The tragedy is that the NDIS could have been the opposite: a demonstration that large-scale, rights-based social policy is still possible in the 21st century. A statement that some parts of life should simply not be left to markets.

Instead, it is becoming a case study in how even the most ambitious reforms can be wound back and not through explicit ideological reversal, but through the quieter language of cost control, eligibility tightening, and administrative necessity.

Labor does not need to be revolutionary to be transformative. But it does need to remember what reform is for.

If the party cannot hold the line on something as fundamental as the social guarantee embodied in the NDIS and if it cannot fix what is broken without shrinking what is essential then it risks confirming a harsher truth.

That in the end, it no longer seeks to effectively civilise capitalism. Only to manage its consequences.

What is most striking in all of this is not just the policy shift, but the political failure that precedes it.
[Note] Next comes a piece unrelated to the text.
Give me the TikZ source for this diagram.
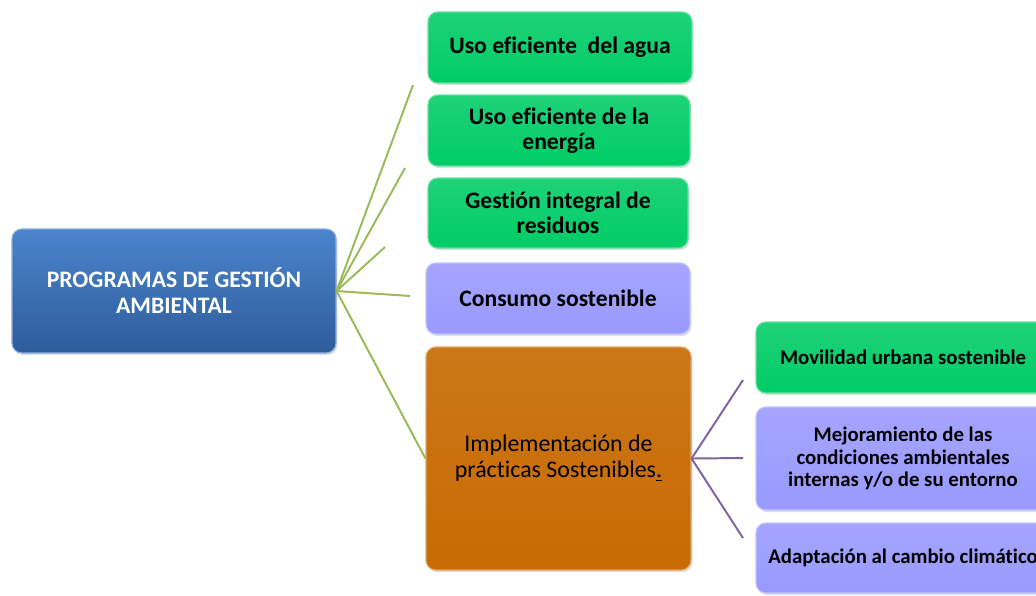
\documentclass[tikz,border=0pt]{standalone}
\usepackage{fontspec}
\setmainfont{Carlito}[Ligatures={NoCommon}]
\usetikzlibrary{positioning, shadows}
\definecolor{cblue}{HTML}{3B7AC8}
\definecolor{cbluedark}{HTML}{2E5C9B}
\definecolor{cgreen}{HTML}{00CC66}
\definecolor{clila}{HTML}{9999FF}
\definecolor{corange}{HTML}{C86B04}
\definecolor{lgreen}{HTML}{9BBB59}
\definecolor{lpurple}{HTML}{8064A2}

\begin{document}
\begin{tikzpicture}[x=0.025cm, y=-0.025cm,
  prog/.style={rounded corners=7pt, top color=#1!88!white, bottom color=#1,
               draw=#1!60!white, thick, align=center, inner sep=3pt,
               drop shadow={opacity=0.25, shadow xshift=1pt, shadow yshift=-1.5pt}},
  item/.style={prog=#1, font=\fontsize{16.8}{18}\selectfont\bfseries},
  sub/.style={prog=#1, font=\fontsize{14.8}{16}\selectfont\bfseries},
  branch/.style={lgreen, line width=1.4pt},
  leaf/.style={lpurple, line width=1.4pt}
]
\clip (0,0) rectangle (1036,595);
\fill[white] (0,0) rectangle (1036,595);

%% Root
\node[prog=cblue, bottom color=cbluedark, top color=cblue!92!white,
      minimum width=324*0.025cm, minimum height=124*0.025cm,
      font=\fontsize{16.8}{18.4}\selectfont\bfseries, text=white]
  (root) at (174,291) {PROGRAMAS DE GESTIÓN\\AMBIENTAL};

%% Programs
\node[item=cgreen, minimum width=264*0.025cm, minimum height=71*0.025cm]
  (agua) at (560,47.5) {Uso eficiente~ del agua};
\node[item=cgreen, minimum width=262*0.025cm, minimum height=71*0.025cm]
  (energia) at (559,130.5) {Uso eficiente de la\\energía};
\node[item=cgreen, minimum width=260*0.025cm, minimum height=70*0.025cm]
  (residuos) at (558,213) {Gestión integral de\\residuos};
\node[item=clila, minimum width=264*0.025cm, minimum height=71*0.025cm]
  (consumo) at (558,298.5) {Consumo sostenible};
\node[prog=corange, top color=corange!92!white, minimum width=265*0.025cm,
      minimum height=223*0.025cm, font=\fontsize{17}{18.4}\selectfont]
  (impl) at (558.5,458.5) {Implementación de\\prácticas Sostenibles\underline{.}};

%% Sub-programs
\node[sub=cgreen, minimum width=294*0.025cm, minimum height=71*0.025cm]
  (movil) at (903,357.5) {Movilidad urbana sostenible};
\node[sub=clila, minimum width=294*0.025cm, minimum height=103*0.025cm]
  (mejora) at (903,458.5) {Mejoramiento de las\\condiciones ambientales\\internas y/o de su entorno};
\node[sub=clila, minimum width=294*0.025cm, minimum height=70*0.025cm]
  (adapt) at (903,558) {Adaptación al cambio climático};

%% Branch ends
\coordinate (b1) at (413,85);
\coordinate (b2) at (405,168);
\coordinate (b3) at (385,247);
\coordinate (b4) at (410,296);
\coordinate (s1) at (743,380);
\coordinate (s2) at (743,458);
\coordinate (s3) at (743,538);

%% Connectors
\foreach \e in {b1,b2,b3,b4}
  \draw[branch] (root.east) -- (\e);
\draw[branch] (root.east) -- (impl.west);
\foreach \e in {s1,s2,s3}
  \draw[leaf] (impl.east) -- (\e);

\end{tikzpicture}
\end{document}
For decades, Labor has avoided making the sustained case to the Australian public for lifting our tax effort to something closer to the more civilised OECD norm where revenue is sufficient to properly fund disability care, health, housing and social protection.

Instead of building that argument, campaigning for it, and securing public consent, it has retreated into managing scarcity. The result is predictable: when pressure mounts, even signature reforms like the NDIS are trimmed rather than fully supported.

That this moment is being led by a Labor Prime Minister and minister from the party’s own Left only sharpens the contradiction. The problem is not that Australia cannot afford a civilised social settlement it is that Labor has not done the political work to convince the country to pay for one.

Stewart Sweeney

Stewart Sweeney is a writer and public policy advocate with a longstanding interest in the evolution and future of capitalism. He migrated from Scotland to Adelaide in 1975 to work with Premier Don Dunstan on industrial democracy. A former academic and trade unionist, he continues to contribute to public debate on economic justice, democratic reform, and sustainable development. His work reflects a deep commitment to the common good and the role of public purpose in shaping Australia’s future.